DIRECTIONS: All lines below must be repeated exactly, with the pictures omitted.
[START SOURCE EXCERPT]
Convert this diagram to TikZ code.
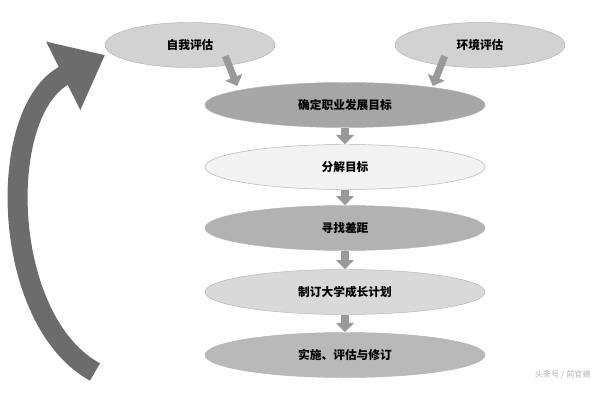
\documentclass[tikz,border=0pt]{standalone}
\usepackage{fontspec}
\setmainfont{Noto Sans CJK SC}
\usetikzlibrary{arrows.meta, positioning, shapes.geometric}

\begin{document}
\begin{tikzpicture}[x=0.03cm, y=-0.03cm,
        stage/.style={ellipse, draw=gray!60, minimum width=8.4cm, minimum height=1.35cm, font=\bfseries},
        side/.style={ellipse, draw=gray!60, minimum width=5.1cm, minimum height=1.35cm, font=\bfseries},
        flow/.style={line width=6pt, draw=gray!80, -{Triangle[length=8pt, width=15pt]}}
    ]
    \useasboundingbox (0,0) rectangle (600,400);

    % Inputs
    \node[side, fill=gray!35] (self) at (190,45) {自我评估};
    \node[side, fill=gray!35] (env) at (480,45) {环境评估};

    % Main chain
    \node[stage, fill=gray!70] (goal) at (345,105) {确定职业发展目标};
    \node[stage, fill=gray!10] (split) at (345,167) {分解目标};
    \node[stage, fill=gray!60] (gap) at (345,228) {寻找差距};
    \node[stage, fill=gray!30] (plan) at (345,292) {制订大学成长计划};
    \node[stage, fill=gray!55] (act) at (345,355) {实施、评估与修订};

    % Arrows between stages
    \draw[flow] (self.south east) ++(-25,-5) -- ++(12,30);
    \draw[flow] (env.south west) ++(25,-5) -- ++(-12,30);
    \draw[flow] (goal.south) -- (split.north);
    \draw[flow] (split.south) -- (gap.north);
    \draw[flow] (gap.south) -- (plan.north);
    \draw[flow] (plan.south) -- (act.north);

    % Feedback arrow
    \coordinate (loopstart) at (95,372);
    \coordinate (loopend) at (105,55);
    \draw[line width=0.6cm, draw=gray!85!black, -{Triangle[length=1.4cm, width=2.2cm]}]
        (loopstart) .. controls (0,320) and (-5,110) .. (loopend);

    % Watermark
    \node[font=\scriptsize, text=gray!60, anchor=east] (mark) at (595,375) {头条号 / 前官摘};
\end{tikzpicture}
\end{document}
[END SOURCE EXCERPT]
RESULT:
Convert this diagram to TikZ code.
\documentclass[tikz,border=0pt]{standalone}
\usepackage{fontspec}
\setmainfont{Noto Sans CJK SC}
\usetikzlibrary{arrows.meta, positioning, shapes.geometric}

\begin{document}
\begin{tikzpicture}[x=0.03cm, y=-0.03cm,
        stage/.style={ellipse, draw=gray!60, minimum width=8.4cm, minimum height=1.35cm, font=\bfseries},
        side/.style={ellipse, draw=gray!60, minimum width=5.1cm, minimum height=1.35cm, font=\bfseries},
        flow/.style={line width=6pt, draw=gray!80, -{Triangle[length=8pt, width=15pt]}}
    ]
    \useasboundingbox (0,0) rectangle (600,400);

    % Inputs
    \node[side, fill=gray!35] (self) at (190,45) {自我评估};
    \node[side, fill=gray!35] (env) at (480,45) {环境评估};

    % Main chain
    \node[stage, fill=gray!70] (goal) at (345,105) {确定职业发展目标};
    \node[stage, fill=gray!10] (split) at (345,167) {分解目标};
    \node[stage, fill=gray!60] (gap) at (345,228) {寻找差距};
    \node[stage, fill=gray!30] (plan) at (345,292) {制订大学成长计划};
    \node[stage, fill=gray!55] (act) at (345,355) {实施、评估与修订};

    % Arrows between stages
    \draw[flow] (self.south east) ++(-25,-5) -- ++(12,30);
    \draw[flow] (env.south west) ++(25,-5) -- ++(-12,30);
    \draw[flow] (goal.south) -- (split.north);
    \draw[flow] (split.south) -- (gap.north);
    \draw[flow] (gap.south) -- (plan.north);
    \draw[flow] (plan.south) -- (act.north);

    % Feedback arrow
    \coordinate (loopstart) at (95,372);
    \coordinate (loopend) at (105,55);
    \draw[line width=0.6cm, draw=gray!85!black, -{Triangle[length=1.4cm, width=2.2cm]}]
        (loopstart) .. controls (0,320) and (-5,110) .. (loopend);

    % Watermark
    \node[font=\scriptsize, text=gray!60, anchor=east] (mark) at (595,375) {头条号 / 前官摘};
\end{tikzpicture}
\end{document}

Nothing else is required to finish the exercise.